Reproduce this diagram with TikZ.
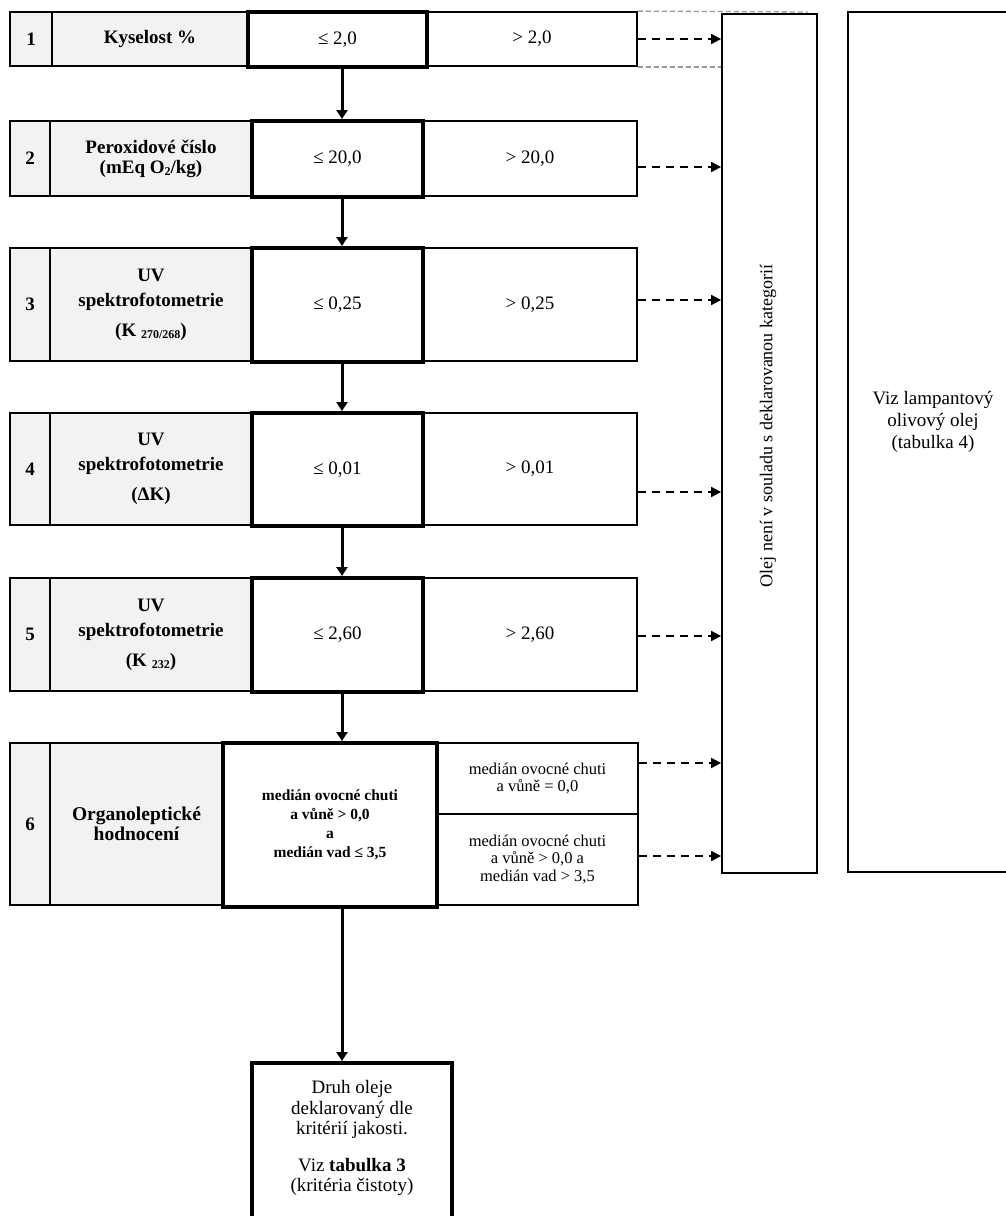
\documentclass[tikz,border=0pt]{standalone}
\usepackage{fontspec}
\setmainfont{Liberation Serif}
\usetikzlibrary{arrows.meta,calc}
\definecolor{lightg}{HTML}{F2F2F2}
\newcommand{\lowsub}[1]{\raisebox{-0.3ex}{\fontsize{12}{12}\selectfont #1}}
\begin{document}
\begin{tikzpicture}[x=1pt,y=-1pt,
  cell/.style={draw, line width=1.8pt, rectangle, inner sep=0pt, align=center,
    font=\fontsize{19}{20}\selectfont},
  graycell/.style={cell, fill=lightg, font=\bfseries\fontsize{19}{20}\selectfont},
  passbox/.style={cell, line width=4pt},
  downarrow/.style={line width=3pt, -{Triangle[width=11pt,length=9pt]}},
  failarrow/.style={line width=1.8pt, dash pattern=on 8pt off 6pt, -{Triangle[width=10pt,length=10pt]}},
  graydash/.style={draw=black!40, line width=1.3pt, dash pattern=on 5pt off 3pt},
  plain/.style={inner sep=0pt, align=center, font=\fontsize{19}{22}\selectfont}
]
\useasboundingbox (0,0) rectangle (1006,1216);
\clip (0,0) rectangle (1006,1216);

% ---------- row 1
\node[graycell, minimum width=42pt, minimum height=54pt] (n1) at (31,39) {1};
\node[graycell, minimum width=196pt, minimum height=54pt] (l1) at (150,39) {Kyselost \%};
\node[cell, minimum width=210pt, minimum height=54pt] (g1) at (532,39) {> 2,0};
\node[passbox, minimum width=179pt, minimum height=55pt] (t1) at (337.5,39.5) {≤ 2,0};

% ---------- row 2
\node[graycell, minimum width=40pt, minimum height=75pt] (n2) at (30,158.5) {2};
\node[graycell, minimum width=202pt, minimum height=75pt] (l2) at (151,158.5) {Peroxidové číslo\\(mEq O\lowsub{2}/kg)};
\node[cell, minimum width=214pt, minimum height=75pt] (g2) at (530,158.5) {> 20,0};
\node[passbox, minimum width=171pt, minimum height=76pt] (t2) at (337.5,159) {≤ 20,0};

% ---------- row 3
\node[graycell, minimum width=40pt, minimum height=113pt] (n3) at (30,304.5) {3};
\node[graycell, minimum width=202pt, minimum height=113pt] (l3) at (151,304.5) {UV\\[5pt]spektrofotometrie\\[10pt](K \lowsub{270/268})};
\node[cell, minimum width=214pt, minimum height=113pt] (g3) at (530,304.5) {> 0,25};
\node[passbox, minimum width=171pt, minimum height=114pt] (t3) at (337.5,305) {≤ 0,25};

% ---------- row 4
\node[graycell, minimum width=40pt, minimum height=112pt] (n4) at (30,469) {4};
\node[graycell, minimum width=202pt, minimum height=112pt] (l4) at (151,469) {UV\\[5pt]spektrofotometrie\\[10pt](ΔK)};
\node[cell, minimum width=214pt, minimum height=112pt] (g4) at (530,469) {> 0,01};
\node[passbox, minimum width=171pt, minimum height=113pt] (t4) at (337.5,469.5) {≤ 0,01};

% ---------- row 5
\node[graycell, minimum width=40pt, minimum height=113pt] (n5) at (30,634.5) {5};
\node[graycell, minimum width=202pt, minimum height=113pt] (l5) at (151,634.5) {UV\\[5pt]spektrofotometrie\\[10pt](K \lowsub{232})};
\node[cell, minimum width=214pt, minimum height=113pt] (g5) at (530,634.5) {> 2,60};
\node[passbox, minimum width=171pt, minimum height=114pt] (t5) at (337.5,635) {≤ 2,60};

% ---------- row 6
\node[graycell, minimum width=40pt, minimum height=162pt] (n6) at (30,824) {6};
\node[graycell, minimum width=173pt, minimum height=162pt, font=\bfseries\fontsize{19.5}{19.5}\selectfont] (l6) at (136.5,824) {Organoleptické\\hodnocení};
\node[cell, minimum width=201pt, minimum height=71pt, font=\fontsize{16.5}{17}\selectfont] (g6a) at (537.5,778.5) {medián ovocné chuti\\a vůně = 0,0};
\node[cell, minimum width=201pt, minimum height=91pt, font=\fontsize{16.5}{17.5}\selectfont] (g6b) at (537.5,859.5) {medián ovocné chuti\\a vůně > 0,0 a\\medián vad > 3,5};
\node[passbox, minimum width=214pt, minimum height=164pt, font=\bfseries\fontsize{15.5}{19}\selectfont] (t6) at (330,825) {medián ovocné chuti\\a vůně > 0,0\\a\\medián vad ≤ 3,5};

% ---------- right column boxes
\node[cell, minimum width=95pt, minimum height=859pt] (tall) at (769.5,443.5) {};
\node[plain, rotate=90, font=\fontsize{18}{18}\selectfont] (talltext) at (768,426) {Olej není v souladu s deklarovanou kategorií};
\node[cell, minimum width=172pt, minimum height=860pt] (lamp) at (934,442) {};
\node[plain] (lamptext) at (933,422) {Viz lampantový\\olivový olej\\(tabulka 4)};

% ---------- final box
\node[passbox, minimum width=200pt, minimum height=177pt] (final) at (352,1151.5) {};
\node[plain, font=\fontsize{19}{20.5}\selectfont] (finaltext) at (352,1138) {Druh oleje\\deklarovaný dle\\kritérií jakosti.\\[16pt]Viz \textbf{tabulka 3}\\(kritéria čistoty)};

% ---------- coordinates
\coordinate (ax) at (342,0);
\coordinate (gtop) at (808,12);
\coordinate (d1) at (637,39);
\coordinate (d2) at (637,167);
\coordinate (d3) at (637,300);
\coordinate (d4) at (637,492);
\coordinate (d5) at (637,636);
\coordinate (d6a) at (638,763);
\coordinate (d6b) at (638,856);

% ---------- gray dashed guides
\draw[graydash] (g1.north east) -- (gtop);
\draw[graydash] (g1.south east) -- (g1.south east -| tall.west);

% ---------- pass arrows
\draw[downarrow] (t1.south -| ax) -- (t2.north -| ax);
\draw[downarrow] (t2.south -| ax) -- (t3.north -| ax);
\draw[downarrow] (t3.south -| ax) -- (t4.north -| ax);
\draw[downarrow] (t4.south -| ax) -- (t5.north -| ax);
\draw[downarrow] (t5.south -| ax) -- (t6.north -| ax);
\draw[downarrow] (t6.south -| ax) -- (final.north -| ax);

% ---------- fail arrows
\draw[failarrow] (g1.east |- d1) -- (tall.west |- d1);
\draw[failarrow] (g2.east |- d2) -- (tall.west |- d2);
\draw[failarrow] (g3.east |- d3) -- (tall.west |- d3);
\draw[failarrow] (g4.east |- d4) -- (tall.west |- d4);
\draw[failarrow] (g5.east |- d5) -- (tall.west |- d5);
\draw[failarrow] (g6a.east |- d6a) -- (tall.west |- d6a);
\draw[failarrow] (g6b.east |- d6b) -- (tall.west |- d6b);
\end{tikzpicture}
\end{document}
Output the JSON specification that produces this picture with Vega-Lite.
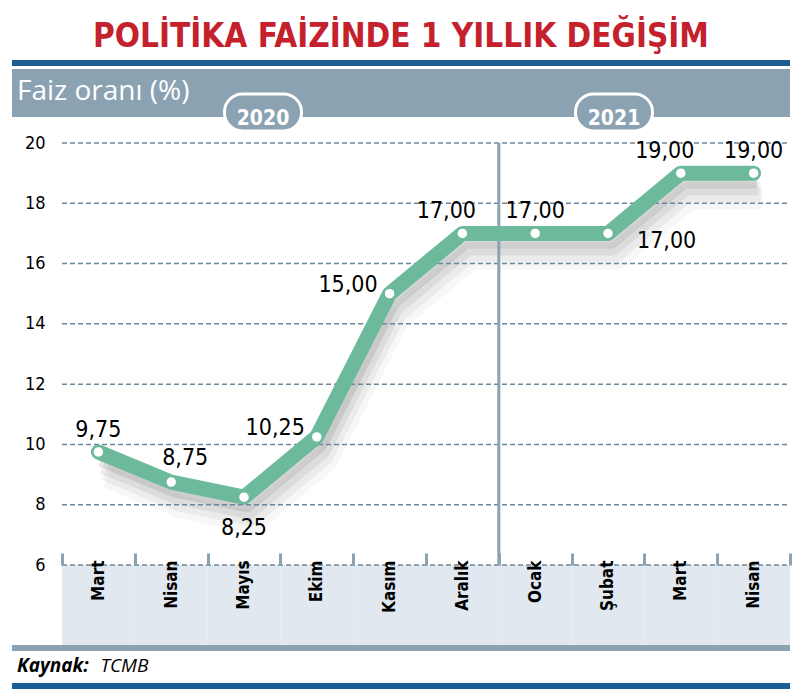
{
  "$schema": "https://vega.github.io/schema/vega-lite/v6.json",
  "width": 778,
  "height": 422,
  "autosize": {"type": "none"},
  "padding": {"left": 12, "top": 143, "right": 6, "bottom": 129},
  "background": "white",
  "title": {
    "text": "POLİTİKA FAİZİNDE 1 YILLIK DEĞİŞİM",
    "anchor": "middle",
    "font": "DejaVu Sans Condensed, DejaVu Sans, sans-serif",
    "fontSize": 33,
    "fontWeight": "bold",
    "color": "#c4212d",
    "offset": 6
  },
  "config": {
    "view": {"stroke": null},
    "locale": {
      "number": {"decimal": ",", "thousands": ".", "grouping": [3], "currency": ["", " TL"]}
    }
  },
  "data": {
    "values": [
      {"donem": "Mart 2020", "faiz": 9.75},
      {"donem": "Nisan 2020", "faiz": 8.75},
      {"donem": "Mayıs 2020", "faiz": 8.25},
      {"donem": "Ekim 2020", "faiz": 10.25},
      {"donem": "Kasım 2020", "faiz": 15},
      {"donem": "Aralık 2020", "faiz": 17},
      {"donem": "Ocak 2021", "faiz": 17},
      {"donem": "Şubat 2021", "faiz": 17},
      {"donem": "Mart 2021", "faiz": 19},
      {"donem": "Nisan 2021", "faiz": 19}
    ]
  },
  "layer": [
    {
      "encoding": {
        "x": {
          "field": "donem",
          "type": "nominal",
          "title": null,
          "sort": null,
          "scale": {
            "type": "band",
            "domain": ["Mart 2020", "Nisan 2020", "Mayıs 2020", "Ekim 2020", "Kasım 2020", "Aralık 2020", "Ocak 2021", "Şubat 2021", "Mart 2021", "Nisan 2021"],
            "paddingInner": 0,
            "paddingOuter": 0.3434,
            "align": 1
          },
          "axis": {
            "orient": "bottom",
            "labelExpr": "split(datum.label, ' ')[0]",
            "labelAngle": -90,
            "labelAlign": "right",
            "labelBaseline": "middle",
            "labelFont": "DejaVu Sans Condensed, DejaVu Sans, sans-serif",
            "labelFontSize": 17,
            "labelFontWeight": "bold",
            "labelColor": "black",
            "labelPadding": 7,
            "domain": false,
            "ticks": true,
            "tickBand": "extent",
            "tickSize": -12,
            "tickColor": "#8ba2b3",
            "tickWidth": 3,
            "grid": false,
            "zindex": 1
          }
        },
        "y": {
          "field": "faiz",
          "type": "quantitative",
          "title": null,
          "scale": {"domain": [6, 20], "nice": false, "zero": false},
          "axis": {
            "values": [6, 8, 10, 12, 14, 16, 18, 20],
            "orient": "left",
            "offset": -33,
            "domain": false,
            "ticks": false,
            "grid": false,
            "labelPadding": 0,
            "labelFont": "DejaVu Sans Condensed, DejaVu Sans, sans-serif",
            "labelFontSize": 18,
            "labelColor": "black",
            "labelBaseline": "middle"
          }
        }
      },
      "layer": [
        {
          "mark": {"type": "rect", "color": "#e1e8ef"},
          "encoding": {"y": {"datum": 6}, "y2": {"datum": 3.346}}
        },
        {
          "mark": {"type": "line", "color": "#666", "opacity": 0.16, "strokeWidth": 16, "yOffset": 7, "xOffset": 3, "strokeJoin": "round"}
        },
        {
          "mark": {"type": "line", "color": "#666", "opacity": 0.11, "strokeWidth": 18, "yOffset": 13, "xOffset": 5, "strokeJoin": "round"}
        },
        {
          "mark": {"type": "line", "color": "#666", "opacity": 0.08, "strokeWidth": 20, "yOffset": 19, "xOffset": 7, "strokeJoin": "round"}
        },
        {
          "mark": {"type": "line", "color": "#666", "opacity": 0.05, "strokeWidth": 22, "yOffset": 25, "xOffset": 9, "strokeJoin": "round"}
        }
      ]
    },
    {
      "data": {"values": [{}]},
      "mark": {"type": "rule", "color": "#1b5e93", "strokeWidth": 6},
      "encoding": {"y": {"datum": 22.65}}
    },
    {
      "data": {"values": [{}]},
      "mark": {"type": "rule", "color": "#8ba2b3", "strokeWidth": 48},
      "encoding": {"y": {"datum": 21.66}}
    },
    {
      "data": {"values": [{}]},
      "mark": {"type": "rule", "color": "#8ba2b3", "strokeWidth": 6},
      "encoding": {"y": {"datum": 3.247}}
    },
    {
      "data": {"values": [{}]},
      "mark": {"type": "rule", "color": "#1b5e93", "strokeWidth": 6},
      "encoding": {"y": {"datum": 1.986}}
    },
    {
      "data": {"values": [{"g": 6}, {"g": 8}, {"g": 10}, {"g": 12}, {"g": 14}, {"g": 16}, {"g": 18}, {"g": 20}]},
      "mark": {"type": "rule", "color": "#6d8699", "strokeWidth": 1.5, "strokeDash": [5, 3], "xOffset": -36.4, "x2Offset": 36.4},
      "encoding": {
        "y": {"field": "g", "type": "quantitative", "title": null},
        "x": {"datum": "Mart 2020"},
        "x2": {"datum": "Nisan 2021"}
      }
    },
    {
      "data": {"values": [{}]},
      "mark": {"type": "rule", "color": "#8ba2b3", "strokeWidth": 3, "xOffset": -36.4},
      "encoding": {"x": {"datum": "Ocak 2021"}}
    },
    {
      "encoding": {
        "x": {"field": "donem", "type": "nominal", "title": null},
        "y": {"field": "faiz", "type": "quantitative", "title": null}
      },
      "layer": [
        {
          "mark": {"type": "line", "color": "#6cb99b", "strokeWidth": 15, "strokeCap": "round", "strokeJoin": "round"}
        },
        {
          "mark": {"type": "point", "filled": true, "color": "white", "opacity": 1, "size": 90}
        },
        {
          "transform": [{"filter": {"field": "donem", "oneOf": ["Mart 2020", "Ocak 2021", "Nisan 2021"]}}],
          "mark": {"type": "text", "font": "DejaVu Sans Condensed, DejaVu Sans, sans-serif", "fontSize": 23, "color": "black", "baseline": "alphabetic", "dy": -15},
          "encoding": {"text": {"field": "faiz", "type": "quantitative", "format": ".2f"}}
        },
        {
          "transform": [{"filter": {"field": "donem", "oneOf": ["Aralık 2020", "Mart 2021"]}}],
          "mark": {"type": "text", "font": "DejaVu Sans Condensed, DejaVu Sans, sans-serif", "fontSize": 23, "color": "black", "baseline": "alphabetic", "dx": -16, "dy": -15},
          "encoding": {"text": {"field": "faiz", "type": "quantitative", "format": ".2f"}}
        },
        {
          "transform": [{"filter": {"field": "donem", "oneOf": ["Nisan 2020"]}}],
          "mark": {"type": "text", "font": "DejaVu Sans Condensed, DejaVu Sans, sans-serif", "fontSize": 23, "color": "black", "baseline": "alphabetic", "dx": 14, "dy": -17},
          "encoding": {"text": {"field": "faiz", "type": "quantitative", "format": ".2f"}}
        },
        {
          "transform": [{"filter": {"field": "donem", "oneOf": ["Ekim 2020", "Kasım 2020"]}}],
          "mark": {"type": "text", "font": "DejaVu Sans Condensed, DejaVu Sans, sans-serif", "fontSize": 23, "color": "black", "baseline": "alphabetic", "align": "right", "dx": -12, "dy": -2},
          "encoding": {"text": {"field": "faiz", "type": "quantitative", "format": ".2f"}}
        },
        {
          "transform": [{"filter": {"field": "donem", "oneOf": ["Mayıs 2020"]}}],
          "mark": {"type": "text", "font": "DejaVu Sans Condensed, DejaVu Sans, sans-serif", "fontSize": 23, "color": "black", "baseline": "alphabetic", "dy": 38},
          "encoding": {"text": {"field": "faiz", "type": "quantitative", "format": ".2f"}}
        },
        {
          "transform": [{"filter": {"field": "donem", "oneOf": ["Şubat 2021"]}}],
          "mark": {"type": "text", "font": "DejaVu Sans Condensed, DejaVu Sans, sans-serif", "fontSize": 23, "color": "black", "baseline": "alphabetic", "align": "left", "dx": 29, "dy": 15},
          "encoding": {"text": {"field": "faiz", "type": "quantitative", "format": ".2f"}}
        }
      ]
    },
    {
      "data": {"values": [{}]},
      "mark": {"type": "text", "text": "Faiz oranı (%)", "font": "Open Sans", "fontSize": 28, "color": "white", "align": "left", "baseline": "alphabetic", "dx": -81.4},
      "encoding": {"x": {"datum": "Mart 2020"}, "y": {"datum": 21.43}}
    },
    {
      "data": {"values": [{}]},
      "encoding": {"x": {"datum": "Mayıs 2020"}},
      "layer": [
        {
          "mark": {"type": "bar", "width": 77, "xOffset": 19, "cornerRadius": 18, "color": "#8ba2b3", "stroke": "white", "strokeWidth": 3},
          "encoding": {"y": {"datum": 21.625}, "y2": {"datum": 20.4}}
        },
        {
          "mark": {"type": "text", "text": "2020", "font": "DejaVu Sans Condensed, DejaVu Sans, sans-serif", "fontSize": 21, "fontWeight": "bold", "color": "white", "baseline": "alphabetic", "dx": 19},
          "encoding": {"y": {"datum": 20.597}}
        }
      ]
    },
    {
      "data": {"values": [{}]},
      "encoding": {"x": {"datum": "Şubat 2021"}},
      "layer": [
        {
          "mark": {"type": "bar", "width": 77, "xOffset": 6, "cornerRadius": 18, "color": "#8ba2b3", "stroke": "white", "strokeWidth": 3},
          "encoding": {"y": {"datum": 21.625}, "y2": {"datum": 20.4}}
        },
        {
          "mark": {"type": "text", "text": "2021", "font": "DejaVu Sans Condensed, DejaVu Sans, sans-serif", "fontSize": 21, "fontWeight": "bold", "color": "white", "baseline": "alphabetic", "dx": 6},
          "encoding": {"y": {"datum": 20.597}}
        }
      ]
    },
    {
      "data": {"values": [{}]},
      "encoding": {"x": {"datum": "Mart 2020"}, "y": {"datum": 2.45}},
      "layer": [
        {
          "mark": {"type": "text", "text": "Kaynak:", "font": "Open Sans", "fontSize": 19, "fontWeight": "bold", "fontStyle": "italic", "color": "black", "align": "left", "baseline": "alphabetic", "dx": -81.4}
        },
        {
          "mark": {"type": "text", "text": "TCMB", "font": "Open Sans", "fontSize": 19, "fontStyle": "italic", "color": "black", "align": "left", "baseline": "alphabetic", "dx": 2}
        }
      ]
    }
  ]
}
──────────
→ **Aim**:
From the first line of the entries above down to the line holding "width=171pt, minimum height=76pt]", quote each line exactly and nothing else, skipping pictures.

→ **Solution to this exercise**:
Reproduce this diagram with TikZ.
\documentclass[tikz,border=0pt]{standalone}
\usepackage{fontspec}
\setmainfont{Liberation Serif}
\usetikzlibrary{arrows.meta,calc}
\definecolor{lightg}{HTML}{F2F2F2}
\newcommand{\lowsub}[1]{\raisebox{-0.3ex}{\fontsize{12}{12}\selectfont #1}}
\begin{document}
\begin{tikzpicture}[x=1pt,y=-1pt,
  cell/.style={draw, line width=1.8pt, rectangle, inner sep=0pt, align=center,
    font=\fontsize{19}{20}\selectfont},
  graycell/.style={cell, fill=lightg, font=\bfseries\fontsize{19}{20}\selectfont},
  passbox/.style={cell, line width=4pt},
  downarrow/.style={line width=3pt, -{Triangle[width=11pt,length=9pt]}},
  failarrow/.style={line width=1.8pt, dash pattern=on 8pt off 6pt, -{Triangle[width=10pt,length=10pt]}},
  graydash/.style={draw=black!40, line width=1.3pt, dash pattern=on 5pt off 3pt},
  plain/.style={inner sep=0pt, align=center, font=\fontsize{19}{22}\selectfont}
]
\useasboundingbox (0,0) rectangle (1006,1216);
\clip (0,0) rectangle (1006,1216);

% ---------- row 1
\node[graycell, minimum width=42pt, minimum height=54pt] (n1) at (31,39) {1};
\node[graycell, minimum width=196pt, minimum height=54pt] (l1) at (150,39) {Kyselost \%};
\node[cell, minimum width=210pt, minimum height=54pt] (g1) at (532,39) {> 2,0};
\node[passbox, minimum width=179pt, minimum height=55pt] (t1) at (337.5,39.5) {≤ 2,0};

% ---------- row 2
\node[graycell, minimum width=40pt, minimum height=75pt] (n2) at (30,158.5) {2};
\node[graycell, minimum width=202pt, minimum height=75pt] (l2) at (151,158.5) {Peroxidové číslo\\(mEq O\lowsub{2}/kg)};
\node[cell, minimum width=214pt, minimum height=75pt] (g2) at (530,158.5) {> 20,0};
\node[passbox, minimum width=171pt, minimum height=76pt] (t2) at (337.5,159) {≤ 20,0};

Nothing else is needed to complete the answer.